I'm teaching 28 African American seminary students at Payne Theological Seminary. What a beautiful group of students this is!
At the heart of my Spiritual Formation class is Galatians 4:19, where Paul states that he is in childbirth-like pain until Christ is formed in the hearts of the Galatian Jesus-followers. Romans 12:1-2 is crucial too, implying that one's heart has a "shape" - either of the world or of Christ. God wants to meta-morph the shape of our heart into Christlikeness. To have a heart-meta-morphing means: the shape of one's heart has changed (experiences a change of form).
For example, more than knowing we are to love our enemies, a Christ-formed heart does love its enemies. That's why Jesus never wore a "WWID" bracelet ("What Would I Do?"). He didn't wear one since he was the Christ.
When I sent the Payne students out for an hour of prayer today I also prayed. I was thinking of how God has changed me over the years. I was reminded of a denominational leadership retreat I was at two years ago. A colleague who had not seen me for over fifteen years told me, "You have really changed since I last saw you." That made me feel good, since in the spiritual life (as in organic life) we're either green and growing or ripe and rotting. As U-Michigan professor Robert Quinn has written, it's either deep change or slow death.
A few months ago some film students from the University of Michigan interviewed me for a film they are making on our Monroe community. They asked me the question: "As one of this community's leaders, what is the number one problem you see that needs to be addressed?" I responded: "The number one problem I see is me." I am serious about this! If I change to be more like Christ our community will improve. I now think of the ancient hymn "It's me, it's me, it's me O Lord, standing in the need of prayer." I embrace that perspective.
I am changing as I write these words, just as the oak tree on my front yard is growing. How so?
- Forty years ago I came to believe in a living, active God. That has not changed. But how I view God has changed, and it needed to change.
- Forty years ago I came to believe that Jesus is God incarnate on earth. I still believe this. But my understanding over the years has shifted and changed. Christological studies remain at the heart of what I do. I want to know Jesus. And by "Jesus" I mean the Real Jesus. I did Ph.D work in Christology - that was in the late 70s and early 80s. But after just finishing 5 years of preaching chronologically through the four Gospels my understanding of Jesus has changed into something more compelling and beautiful than it has ever been. I am thankful for this change.

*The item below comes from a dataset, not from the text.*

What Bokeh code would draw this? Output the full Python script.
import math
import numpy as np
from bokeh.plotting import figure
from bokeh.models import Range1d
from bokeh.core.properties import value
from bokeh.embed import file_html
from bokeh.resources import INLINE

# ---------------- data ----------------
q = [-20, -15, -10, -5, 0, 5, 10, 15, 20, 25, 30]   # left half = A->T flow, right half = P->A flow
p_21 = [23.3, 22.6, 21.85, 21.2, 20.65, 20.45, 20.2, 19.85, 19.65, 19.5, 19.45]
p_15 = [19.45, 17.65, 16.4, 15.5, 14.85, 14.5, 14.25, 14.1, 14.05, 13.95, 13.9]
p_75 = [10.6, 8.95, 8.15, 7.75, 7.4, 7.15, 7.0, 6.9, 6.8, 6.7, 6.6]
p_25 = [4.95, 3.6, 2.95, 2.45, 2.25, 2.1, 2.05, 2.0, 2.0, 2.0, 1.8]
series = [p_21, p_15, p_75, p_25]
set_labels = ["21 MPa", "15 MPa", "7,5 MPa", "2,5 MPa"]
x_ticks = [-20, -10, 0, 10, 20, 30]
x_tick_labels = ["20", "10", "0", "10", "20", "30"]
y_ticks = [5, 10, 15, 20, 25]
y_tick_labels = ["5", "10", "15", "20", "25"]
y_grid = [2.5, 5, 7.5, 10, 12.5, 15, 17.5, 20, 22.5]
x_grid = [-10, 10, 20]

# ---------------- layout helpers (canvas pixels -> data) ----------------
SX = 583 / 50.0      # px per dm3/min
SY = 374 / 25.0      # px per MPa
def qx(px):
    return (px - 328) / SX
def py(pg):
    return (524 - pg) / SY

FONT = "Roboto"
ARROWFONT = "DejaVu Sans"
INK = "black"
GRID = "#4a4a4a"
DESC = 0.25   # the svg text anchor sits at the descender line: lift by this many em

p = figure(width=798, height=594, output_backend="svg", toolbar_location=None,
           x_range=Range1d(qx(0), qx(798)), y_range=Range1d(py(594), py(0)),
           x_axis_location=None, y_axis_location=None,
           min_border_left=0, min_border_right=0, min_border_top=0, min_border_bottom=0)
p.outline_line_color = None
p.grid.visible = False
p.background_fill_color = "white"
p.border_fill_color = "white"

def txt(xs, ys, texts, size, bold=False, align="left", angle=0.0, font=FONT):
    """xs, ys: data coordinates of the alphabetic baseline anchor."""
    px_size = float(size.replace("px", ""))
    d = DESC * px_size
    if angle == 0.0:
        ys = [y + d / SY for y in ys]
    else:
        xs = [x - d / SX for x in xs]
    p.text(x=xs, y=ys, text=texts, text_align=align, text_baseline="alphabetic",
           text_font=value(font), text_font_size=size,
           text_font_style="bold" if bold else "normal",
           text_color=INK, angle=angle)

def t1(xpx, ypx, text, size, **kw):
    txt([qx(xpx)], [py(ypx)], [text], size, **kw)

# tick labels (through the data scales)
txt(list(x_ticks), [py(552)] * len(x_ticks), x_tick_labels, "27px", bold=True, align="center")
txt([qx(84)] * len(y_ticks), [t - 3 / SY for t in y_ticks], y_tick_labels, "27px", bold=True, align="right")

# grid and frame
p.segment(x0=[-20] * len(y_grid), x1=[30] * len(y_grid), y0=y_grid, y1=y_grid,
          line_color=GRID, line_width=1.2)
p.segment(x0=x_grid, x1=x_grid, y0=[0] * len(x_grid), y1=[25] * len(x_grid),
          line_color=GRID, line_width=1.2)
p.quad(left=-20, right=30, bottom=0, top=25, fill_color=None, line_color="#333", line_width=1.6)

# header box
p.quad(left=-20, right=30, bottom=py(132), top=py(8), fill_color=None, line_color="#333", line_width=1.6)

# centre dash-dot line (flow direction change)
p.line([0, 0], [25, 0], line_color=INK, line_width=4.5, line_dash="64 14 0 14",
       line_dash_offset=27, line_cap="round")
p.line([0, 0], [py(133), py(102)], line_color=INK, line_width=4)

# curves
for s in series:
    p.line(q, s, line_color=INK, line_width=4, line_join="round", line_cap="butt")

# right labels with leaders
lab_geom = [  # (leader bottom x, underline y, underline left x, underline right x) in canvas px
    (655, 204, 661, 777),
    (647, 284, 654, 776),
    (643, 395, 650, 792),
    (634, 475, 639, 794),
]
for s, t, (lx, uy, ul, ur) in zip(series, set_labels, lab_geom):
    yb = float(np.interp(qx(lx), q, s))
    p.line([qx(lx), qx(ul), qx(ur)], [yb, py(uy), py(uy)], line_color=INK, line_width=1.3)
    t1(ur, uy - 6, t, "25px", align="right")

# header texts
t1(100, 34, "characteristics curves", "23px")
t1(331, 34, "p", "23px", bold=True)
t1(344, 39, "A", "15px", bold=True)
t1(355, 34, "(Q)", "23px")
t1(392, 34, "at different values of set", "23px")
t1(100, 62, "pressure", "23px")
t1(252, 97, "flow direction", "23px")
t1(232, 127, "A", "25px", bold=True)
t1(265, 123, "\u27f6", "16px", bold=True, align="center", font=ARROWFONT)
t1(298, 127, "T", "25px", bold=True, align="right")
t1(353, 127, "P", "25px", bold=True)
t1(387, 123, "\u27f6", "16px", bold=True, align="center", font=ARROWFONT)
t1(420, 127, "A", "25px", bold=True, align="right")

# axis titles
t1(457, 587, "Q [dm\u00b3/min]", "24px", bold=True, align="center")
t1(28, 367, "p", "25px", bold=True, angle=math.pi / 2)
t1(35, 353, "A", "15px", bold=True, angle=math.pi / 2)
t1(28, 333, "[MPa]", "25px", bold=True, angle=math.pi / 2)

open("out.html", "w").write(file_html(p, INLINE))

- I have experienced change as the further formation of a core belief, such as the nature of God, or the nature of Christ. Some of my earlier beliefs about Jesus have been tossed out, and what are to me more accurate understandings have taken their place. Honestly, during the recent 5 years of intense Jesus-studies it seemed as if every week involved the recognition, "I guess I was wrong about that one too." I see this as good. Surely it would be false and arrogant to claim that my Christology at age twenty-one adequately represented who Jesus really is.
A little child can understand Jesus as their Lord, and that Jesus loves them. A lifetime of loving and knowing and studying Jesus cannot fully grasp him. We don't need to feel threatened by this. If our limited cognitive faculties could contain all the reality and being of Jesus we would have cause for concern.